When Spouses Engage Differently With You

Client communication is one of the most important facets of the advisor/client relationship. We want to do the best for each client (and spouse when it comes to a couple), but what do we do when the couple gives mixed signals or cannot seem to agree on making a decision?

A special thank you to Randy Luebke for this week’s topic. If you have a topic, question, or idea you would like me to write about, please email me.

The Optimal Couple

The optimal couple to work with is one where we meet with both spouses/partners and there is a consultative and collaborative approach to making decisions. Not just among the clients, but also including you – the advisor. We discuss pros/cons, talk about the known and unknown risks, and make sure all parties understand the situation equally, and come to a conclusion that best reflects their goals and preferences.

Not only can this result in making smart decisions, but it also ensures you forge a trusting and advisory relationship with each individuals in the couple. In the event that one gets sick or passes away, it should be easy to continue working with the other individual with little risk of losing the relationship. Advisors can explicitly state that they encourage both individuals come to meetings and be part of the decision-making process…but don’t press too much on that.

The Delegator Couple

It is common to find a couple where one is the decision maker and contact person for the couple, and the other takes a passive role. While this may not be optimal to you, it may be optimal for the couple – and that is what really matters. Each spouse/partner may have different interests and strengths, and choose within their relationship, to “divide and conquer.” This is why you can encourage both individuals to come to meetings and be a part of the decision process, but not press it.

This type of situation could increase the risk of losing the relationship when the main contact passes away, but not by much. So long as the contact person respects and finds value in your advice and the relationship, it is highly likely that the surviving spouse continues the relationship with you. After all, if their spouse trusted you, they are likely to continue doing the same.

The Problem Couple

This couple, as Randy describes it, is when you have one contact person that you speak with, but the spouse/partner has veto authority. They are not delegating the decision-making to their spouse, rather have become a “back seat driver.” The spouse/partner doesn’t want to be part of the discussion but will have strong opinions that may be contrary to what you the contact person decide. What do you do here?

There is no easy answer. This is not a good situation. As I pondered this situation over the week, I came up with two viable solutions:

  1. Have a frank discussion with both individuals. If that is not possible, then put your thoughts in email and send to both individuals.

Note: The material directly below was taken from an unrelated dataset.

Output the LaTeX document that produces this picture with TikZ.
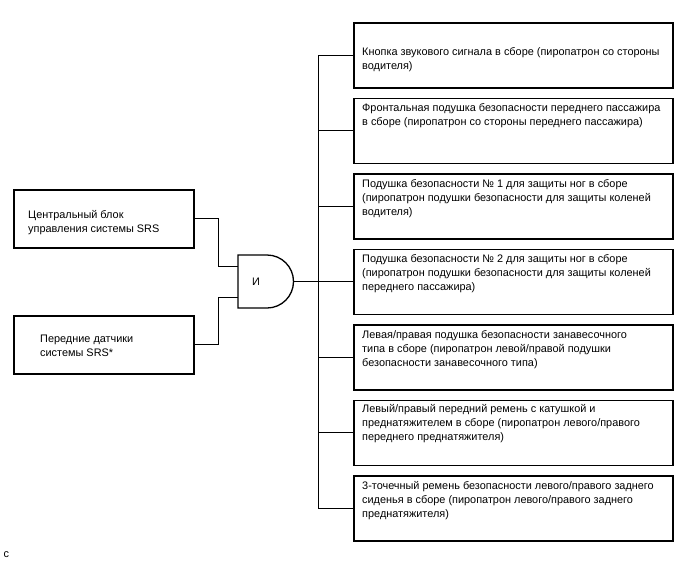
\documentclass[tikz,border=0pt]{standalone}
\usepackage{fontspec}
\setmainfont{Liberation Sans}
\begin{document}
\begin{tikzpicture}[x=1pt,y=-1pt,
  rbox/.style={draw, line width=1.7pt, minimum width=319pt, minimum height=65pt, anchor=north west, inner sep=0pt},
  lbox/.style={draw, line width=1.7pt, minimum width=180pt, minimum height=58pt, anchor=north west, inner sep=0pt},
  txt/.style={anchor=north west, align=left, inner sep=0pt, font=\fontsize{10.9}{14}\selectfont},
  wire/.style={line width=1pt},
]
\useasboundingbox (0,0) rectangle (688,560);
\fill[white] (0,0) rectangle (688,560);

% left boxes
\node[lbox] (A) at (13,189) {};
\node[lbox] (B) at (13,315) {};
\node[txt] (tA) at (28,210.5) {Центральный блок\\управления системы SRS};
\node[txt] (tB) at (40,334.5) {Передние датчики\\системы SRS*};

% right boxes
\node[rbox] (b1) at (353,22) {};
\node[rbox] (b2) at (353,97.5) {};
\node[rbox] (b3) at (353,173) {};
\node[rbox] (b4) at (353,248.5) {};
\node[rbox] (b5) at (353,324) {};
\node[rbox] (b6) at (353,399.5) {};
\node[rbox] (b7) at (353,475) {};

\node[txt] (t1) at (362,47.5) {Кнопка звукового сигнала в сборе (пиропатрон со стороны\\водителя)};
\node[txt] (t2) at (362,103.5) {Фронтальная подушка безопасности переднего пассажира\\в сборе (пиропатрон со стороны переднего пассажира)};
\node[txt] (t3) at (362,179.5) {Подушка безопасности № 1 для защиты ног в сборе\\(пиропатрон подушки безопасности для защиты коленей\\водителя)};
\node[txt] (t4) at (362,254.5) {Подушка безопасности № 2 для защиты ног в сборе\\(пиропатрон подушки безопасности для защиты коленей\\переднего пассажира)};
\node[txt] (t5) at (362,330.5) {Левая/правая подушка безопасности занавесочного\\типа в сборе (пиропатрон левой/правой подушки\\безопасности занавесочного типа)};
\node[txt] (t6) at (362,404.5) {Левый/правый передний ремень с катушкой и\\преднатяжителем в сборе (пиропатрон левого/правого\\переднего преднатяжителя)};
\node[txt] (t7) at (362,481.5) {3-точечный ремень безопасности левого/правого заднего\\сиденья в сборе (пиропатрон левого/правого заднего\\преднатяжителя)};

% AND gate
\draw[line width=1.3pt] (238,255) -- (267,255) arc[start angle=90, end angle=-90, radius=26.5pt] -- (238,308) -- cycle;
\node[font=\fontsize{10.9}{12}\selectfont, inner sep=0pt] (gate) at (256,282) {И};
\coordinate (gin1) at (238,266);
\coordinate (gin2) at (238,297);
\coordinate (gout) at (293.5,281.5);
\coordinate (bus) at (318,281.5);

% wires
\draw[wire] (A.east) -- ++(24,0) |- (gin1);
\draw[wire] (B.east) -- ++(24,0) |- (gin2);
\draw[wire] (gout) -- (bus);
\draw[wire] (b1.west -| bus) -- (b7.west -| bus);
\foreach \b in {b1,b2,b3,b4,b5,b6,b7} {
  \draw[wire] (\b.west -| bus) -- (\b.west);
}

\node[anchor=base west, inner sep=0pt, font=\fontsize{10.9}{12}\selectfont] (c) at (3.5,557.5) {c};
\end{tikzpicture}
\end{document}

Share with them your frustration of their “process” and how it puts you in a difficult (impossible) situation of providing excellent advice and guidance, and not having the ability to have a discussion about it with both decision makers. Ask what you can do to facilitate the three of you meeting together going forward. At the very least, you will see if they understand or care about the precarious situation you are in.
  2. You may need to fire the clients. If spouses/partners cannot agree on financial decisions, you don’t want to be in the middle of that. If they don’t care about the difficult situation it puts you in, then that tells you exactly how (little) they value you as a person. It only takes one person to file a complaint, and we live in a litigious world. When clients don’t take our advice, we have no other option than to cease being their advisor.

Ultimately, the decision is yours. But I hope this gives you some food for thought as you decide how to approach differing client relationships.